** Aim **
Copy exactly the lines of the material below that run from the one containing "Generate a Python" through the one containing "word_ends = [648, 1149, 1333, 1545, 2009]". Copy no other lines.

** Raw data **
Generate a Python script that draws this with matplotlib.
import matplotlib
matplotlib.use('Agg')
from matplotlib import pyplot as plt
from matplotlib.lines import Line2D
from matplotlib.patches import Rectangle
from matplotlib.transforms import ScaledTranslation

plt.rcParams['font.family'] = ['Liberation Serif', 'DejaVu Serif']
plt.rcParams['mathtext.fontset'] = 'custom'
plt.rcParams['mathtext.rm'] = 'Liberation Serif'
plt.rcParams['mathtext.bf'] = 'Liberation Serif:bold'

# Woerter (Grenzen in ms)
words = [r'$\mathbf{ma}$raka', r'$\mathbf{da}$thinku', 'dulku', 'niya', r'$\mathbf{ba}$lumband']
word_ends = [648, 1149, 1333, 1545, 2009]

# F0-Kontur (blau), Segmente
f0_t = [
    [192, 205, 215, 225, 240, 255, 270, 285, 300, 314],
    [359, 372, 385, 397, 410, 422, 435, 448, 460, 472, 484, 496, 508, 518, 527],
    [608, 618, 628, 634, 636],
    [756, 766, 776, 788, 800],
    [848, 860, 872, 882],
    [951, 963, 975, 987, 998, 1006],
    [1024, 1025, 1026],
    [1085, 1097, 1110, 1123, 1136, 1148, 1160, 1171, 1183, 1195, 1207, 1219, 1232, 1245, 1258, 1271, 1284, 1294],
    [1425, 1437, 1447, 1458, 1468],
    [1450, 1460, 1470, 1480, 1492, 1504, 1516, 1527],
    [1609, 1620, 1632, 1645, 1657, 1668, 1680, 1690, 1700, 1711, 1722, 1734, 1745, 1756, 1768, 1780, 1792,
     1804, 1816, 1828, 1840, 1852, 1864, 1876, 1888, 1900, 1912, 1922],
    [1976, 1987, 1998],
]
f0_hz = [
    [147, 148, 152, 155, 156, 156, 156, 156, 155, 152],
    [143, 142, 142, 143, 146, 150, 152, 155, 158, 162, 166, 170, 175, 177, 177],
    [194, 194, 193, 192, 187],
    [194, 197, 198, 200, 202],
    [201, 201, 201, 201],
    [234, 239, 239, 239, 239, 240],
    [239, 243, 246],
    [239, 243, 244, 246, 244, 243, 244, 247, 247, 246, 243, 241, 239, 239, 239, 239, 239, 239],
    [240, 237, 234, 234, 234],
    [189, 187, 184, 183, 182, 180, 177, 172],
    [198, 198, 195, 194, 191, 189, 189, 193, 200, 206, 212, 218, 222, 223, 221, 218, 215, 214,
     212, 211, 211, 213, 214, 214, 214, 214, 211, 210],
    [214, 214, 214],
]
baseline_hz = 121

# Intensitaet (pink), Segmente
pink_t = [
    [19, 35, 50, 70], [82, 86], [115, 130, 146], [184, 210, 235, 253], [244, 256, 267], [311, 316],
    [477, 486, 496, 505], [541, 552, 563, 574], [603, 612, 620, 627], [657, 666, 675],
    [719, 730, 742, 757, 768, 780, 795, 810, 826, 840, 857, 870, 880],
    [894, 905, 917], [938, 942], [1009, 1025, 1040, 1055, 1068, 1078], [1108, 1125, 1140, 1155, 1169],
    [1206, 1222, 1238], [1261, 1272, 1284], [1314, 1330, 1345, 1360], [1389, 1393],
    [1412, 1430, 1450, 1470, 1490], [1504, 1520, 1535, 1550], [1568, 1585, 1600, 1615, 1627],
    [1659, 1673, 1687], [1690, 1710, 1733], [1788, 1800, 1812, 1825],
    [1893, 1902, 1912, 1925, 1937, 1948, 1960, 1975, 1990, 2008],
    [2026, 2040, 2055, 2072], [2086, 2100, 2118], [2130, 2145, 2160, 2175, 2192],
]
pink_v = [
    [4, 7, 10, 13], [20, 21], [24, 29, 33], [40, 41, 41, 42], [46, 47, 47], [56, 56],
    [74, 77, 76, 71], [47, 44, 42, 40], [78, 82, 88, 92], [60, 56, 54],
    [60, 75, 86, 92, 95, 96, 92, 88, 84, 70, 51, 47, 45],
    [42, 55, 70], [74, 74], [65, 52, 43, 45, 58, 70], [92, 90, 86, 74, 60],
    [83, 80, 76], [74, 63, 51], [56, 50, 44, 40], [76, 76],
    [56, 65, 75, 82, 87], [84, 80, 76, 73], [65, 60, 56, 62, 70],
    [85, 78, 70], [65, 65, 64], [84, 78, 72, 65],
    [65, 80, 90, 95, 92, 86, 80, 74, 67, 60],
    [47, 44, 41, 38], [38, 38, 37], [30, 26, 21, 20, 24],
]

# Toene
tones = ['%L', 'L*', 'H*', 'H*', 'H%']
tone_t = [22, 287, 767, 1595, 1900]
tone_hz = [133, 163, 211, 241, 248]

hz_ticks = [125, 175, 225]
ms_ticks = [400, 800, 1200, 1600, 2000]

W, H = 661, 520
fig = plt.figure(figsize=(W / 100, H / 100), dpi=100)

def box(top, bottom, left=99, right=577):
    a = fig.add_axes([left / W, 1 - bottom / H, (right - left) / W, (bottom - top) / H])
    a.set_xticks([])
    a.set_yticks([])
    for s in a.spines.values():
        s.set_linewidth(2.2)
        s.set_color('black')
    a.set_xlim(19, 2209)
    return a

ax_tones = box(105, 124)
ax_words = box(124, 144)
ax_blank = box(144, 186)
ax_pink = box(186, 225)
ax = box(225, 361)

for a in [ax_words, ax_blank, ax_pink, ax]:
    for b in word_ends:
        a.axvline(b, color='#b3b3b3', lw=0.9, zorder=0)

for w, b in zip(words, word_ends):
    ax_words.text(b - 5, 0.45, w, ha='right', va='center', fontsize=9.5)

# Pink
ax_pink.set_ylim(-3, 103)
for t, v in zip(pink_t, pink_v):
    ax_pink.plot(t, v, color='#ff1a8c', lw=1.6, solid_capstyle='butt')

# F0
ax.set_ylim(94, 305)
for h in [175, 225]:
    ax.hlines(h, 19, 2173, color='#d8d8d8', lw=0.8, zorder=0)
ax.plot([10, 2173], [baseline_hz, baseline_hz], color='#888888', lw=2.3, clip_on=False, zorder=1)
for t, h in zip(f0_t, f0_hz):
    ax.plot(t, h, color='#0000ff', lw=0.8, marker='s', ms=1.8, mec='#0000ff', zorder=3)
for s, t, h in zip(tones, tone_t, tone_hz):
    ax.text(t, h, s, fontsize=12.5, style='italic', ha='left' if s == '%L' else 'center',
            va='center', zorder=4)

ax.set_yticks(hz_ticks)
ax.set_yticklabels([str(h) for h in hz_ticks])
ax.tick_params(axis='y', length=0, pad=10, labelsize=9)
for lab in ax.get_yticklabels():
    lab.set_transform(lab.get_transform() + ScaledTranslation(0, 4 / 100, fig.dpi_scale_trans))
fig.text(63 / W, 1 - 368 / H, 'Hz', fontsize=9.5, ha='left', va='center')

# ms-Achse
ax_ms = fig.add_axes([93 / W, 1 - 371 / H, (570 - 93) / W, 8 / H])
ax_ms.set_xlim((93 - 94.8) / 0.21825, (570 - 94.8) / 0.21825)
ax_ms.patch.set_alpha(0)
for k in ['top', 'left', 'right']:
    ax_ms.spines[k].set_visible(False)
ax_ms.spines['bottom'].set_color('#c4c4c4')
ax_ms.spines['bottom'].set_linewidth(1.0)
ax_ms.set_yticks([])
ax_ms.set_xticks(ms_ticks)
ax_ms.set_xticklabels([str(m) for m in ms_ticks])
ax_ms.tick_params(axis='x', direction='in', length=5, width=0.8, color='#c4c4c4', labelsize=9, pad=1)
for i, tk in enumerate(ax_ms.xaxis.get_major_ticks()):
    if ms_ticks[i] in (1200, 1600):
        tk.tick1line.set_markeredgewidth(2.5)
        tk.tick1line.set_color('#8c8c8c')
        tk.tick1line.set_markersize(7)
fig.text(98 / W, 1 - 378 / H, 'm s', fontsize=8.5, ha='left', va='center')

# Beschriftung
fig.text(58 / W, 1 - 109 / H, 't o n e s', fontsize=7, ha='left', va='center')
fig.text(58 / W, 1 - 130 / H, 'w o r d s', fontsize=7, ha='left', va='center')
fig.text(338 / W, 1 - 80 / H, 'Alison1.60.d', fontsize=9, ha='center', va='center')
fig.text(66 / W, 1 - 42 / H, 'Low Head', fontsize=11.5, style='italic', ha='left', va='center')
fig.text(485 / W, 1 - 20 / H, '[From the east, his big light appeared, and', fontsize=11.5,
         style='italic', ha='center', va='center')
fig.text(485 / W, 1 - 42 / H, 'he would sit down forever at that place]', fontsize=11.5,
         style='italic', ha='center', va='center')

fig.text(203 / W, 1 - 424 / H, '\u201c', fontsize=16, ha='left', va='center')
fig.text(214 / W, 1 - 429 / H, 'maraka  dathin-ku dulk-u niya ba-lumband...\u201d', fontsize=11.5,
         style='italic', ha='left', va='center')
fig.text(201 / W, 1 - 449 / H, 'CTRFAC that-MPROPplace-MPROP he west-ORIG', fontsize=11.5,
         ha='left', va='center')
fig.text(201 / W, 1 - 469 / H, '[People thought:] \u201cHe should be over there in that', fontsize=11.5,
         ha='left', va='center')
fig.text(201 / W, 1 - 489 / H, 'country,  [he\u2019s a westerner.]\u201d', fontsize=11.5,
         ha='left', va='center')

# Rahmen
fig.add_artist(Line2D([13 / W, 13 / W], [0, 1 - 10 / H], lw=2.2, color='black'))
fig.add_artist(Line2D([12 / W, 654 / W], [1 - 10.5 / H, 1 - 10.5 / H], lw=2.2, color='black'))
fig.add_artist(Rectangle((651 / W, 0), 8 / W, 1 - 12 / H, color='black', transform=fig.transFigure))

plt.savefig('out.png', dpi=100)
...
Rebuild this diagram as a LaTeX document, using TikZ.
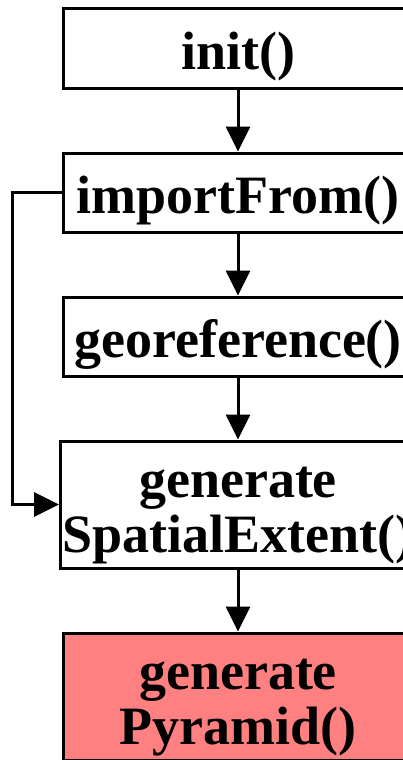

** Output **
Generate a Python script that draws this with matplotlib.
import matplotlib
matplotlib.use('Agg')
from matplotlib import pyplot as plt
from matplotlib.lines import Line2D
from matplotlib.patches import Rectangle
from matplotlib.transforms import ScaledTranslation

plt.rcParams['font.family'] = ['Liberation Serif', 'DejaVu Serif']
plt.rcParams['mathtext.fontset'] = 'custom'
plt.rcParams['mathtext.rm'] = 'Liberation Serif'
plt.rcParams['mathtext.bf'] = 'Liberation Serif:bold'

# Woerter (Grenzen in ms)
words = [r'$\mathbf{ma}$raka', r'$\mathbf{da}$thinku', 'dulku', 'niya', r'$\mathbf{ba}$lumband']
word_ends = [648, 1149, 1333, 1545, 2009]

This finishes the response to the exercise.